DeSSA: Mathematics (Smarter Balanced, Grades 3-8)
Delaware's spring summative math test for grades 3 through 8, aligned to the Delaware Math Standards.
- When given:
- spring
- Frequency:
- annual
Common Questions
What math should students be doing by the end of the year?
Students work with positive and negative numbers, solve problems with ratios and percents, and write and solve equations with a variable. They also calculate things like sales tax, tips, and discounts, and reason about chance using simple probability.
How can families help with math homework at home?
Ask students to explain their thinking out loud before checking the answer. If they get stuck, have them draw a picture, try smaller numbers, or estimate first. The goal is steady reasoning, not speed.

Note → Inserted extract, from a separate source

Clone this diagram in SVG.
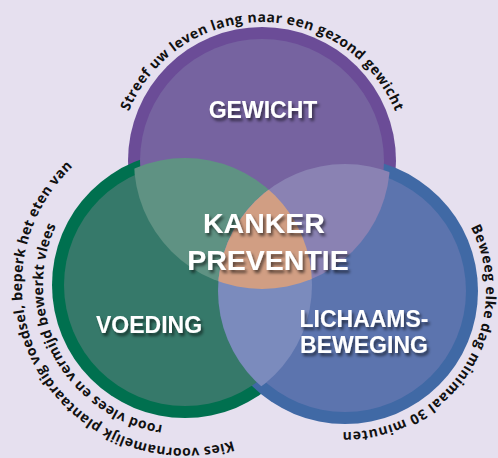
<svg xmlns="http://www.w3.org/2000/svg" width="498" height="458" viewBox="0 0 498 458">
<style>
.arc{font-family:"Open Sans","DejaVu Sans",sans-serif;font-weight:700;font-size:14px;fill:#111111;}
.lbl{font-family:"Liberation Sans",Arial,sans-serif;font-weight:700;font-size:23px;fill:#ffffff;text-anchor:middle;filter:url(#sh);}
.big{font-size:28.5px;}
</style>
<defs>
<filter id="sh" filterUnits="userSpaceOnUse" x="0" y="0" width="498" height="458">
<feDropShadow dx="2" dy="3" stdDeviation="1.8" flood-color="#000" flood-opacity="0.55"/>
</filter>
<clipPath id="cP"><circle cx="262" cy="161" r="128"/></clipPath>
<clipPath id="cG"><circle cx="185" cy="285" r="127"/></clipPath>
<path id="tTop" d="M126.7,116.8 A144,144 0 0 1 397.3,116.8"/>
<path id="tRight" d="M470.6,227 A141,141 0 0 1 320.5,429.9"/>
<path id="tLeftOut" d="M232.7,440.9 A163,163 0 0 1 80.2,160.1"/>
<path id="tLeftIn" d="M162.8,425.3 A142,142 0 0 1 62,214"/>
</defs>
<rect width="498" height="458" fill="#e6e0ef"/>
<g id="rings">
<circle id="ring-gewicht" cx="262" cy="161" r="134" fill="#6b4c97"/>
<circle id="ring-voeding" cx="185" cy="285" r="133" fill="#00704f"/>
<circle id="ring-beweging" cx="345" cy="291" r="133" fill="#4069a5"/>
</g>
<g id="gewicht">
<circle cx="262" cy="161" r="122" fill="#7663a0"/>
</g>
<g id="voeding">
<circle cx="185" cy="285" r="121" fill="#36796a"/>
</g>
<g id="beweging">
<circle cx="345" cy="291" r="121" fill="#5c74ae"/>
</g>
<g id="overlaps">
<circle cx="185" cy="285" r="127" fill="#5f9283" clip-path="url(#cP)"/>
<circle cx="345" cy="291" r="127" fill="#8a82b3" clip-path="url(#cP)"/>
<circle cx="345" cy="291" r="127" fill="#7b8bbd" clip-path="url(#cG)"/>
<g id="kanker-preventie" clip-path="url(#cP)">
<circle cx="345" cy="291" r="127" fill="#d19e83" clip-path="url(#cG)"/>
</g>
</g>
<g id="labels">
<text class="lbl" x="263" y="118">GEWICHT</text>
<text class="lbl big" x="264" y="233">KANKER</text>
<text class="lbl big" x="268" y="270">PREVENTIE</text>
<text class="lbl" x="149" y="333">VOEDING</text>
<text class="lbl" x="364" y="327">LICHAAMS-</text>
<text class="lbl" x="364" y="353">BEWEGING</text>
</g>
<g id="arc-texts">
<text class="arc"><textPath href="#tTop" startOffset="50%" text-anchor="middle" textLength="340">Streef uw leven lang naar een gezond gewicht</textPath></text>
<text class="arc"><textPath href="#tRight" startOffset="0" textLength="290">Beweeg elke dag minimaal 30 minuten</textPath></text>
<text class="arc"><textPath href="#tLeftOut" startOffset="0" textLength="437">Kies voornamelijk plantaardig voedsel, beperk het eten van</textPath></text>
<text class="arc"><textPath href="#tLeftIn" startOffset="0" textLength="262">rood vlees en vermijd bewerkt vlees</textPath></text>
</g>
</svg>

Where do students usually struggle this year?
Negative numbers and integer operations trip up many students, especially subtracting a negative. Proportional reasoning is the other common sticking point. Students often set up ratios but mix up which quantity goes where.
How do percents show up in real life at this age?
Students should be able to figure out a tip at a restaurant, a discount on a sale price, or how much sales tax adds to a total. Practicing with real receipts and menus at home makes this stick faster than worksheets.
How should ratios and proportional reasoning be sequenced across the year?
Start with unit rates and proportional relationships in tables and graphs, then move to percent problems once students can identify the constant of proportionality. Save multi-step percent change problems for later in the unit, after integer operations are solid.
What does it mean to solve an equation at this grade?
Students solve equations like 3x plus 7 equals 22, where they need to undo two steps to find the variable. They also write equations from word problems, which is often harder than the solving itself.
How will students be ready for eighth grade math?
Students should be fluent with positive and negative numbers, comfortable solving two-step equations, and able to recognize proportional relationships in tables, graphs, and equations. If those three areas feel automatic by spring, the jump to eighth grade goes smoothly.
What is a good five-minute math practice to do at home?
Pick one skill and do three or four problems, not twenty. Integer practice, a percent off a price, or solving one equation works well. Short and frequent beats long and occasional.
How much time should be spent on statistics and probability?
Plan for about four to six weeks total, usually near the end of the year. Students compare data sets using measures of center and spread, and use simple probability models to predict outcomes. Real data from sports, weather, or surveys keeps it grounded.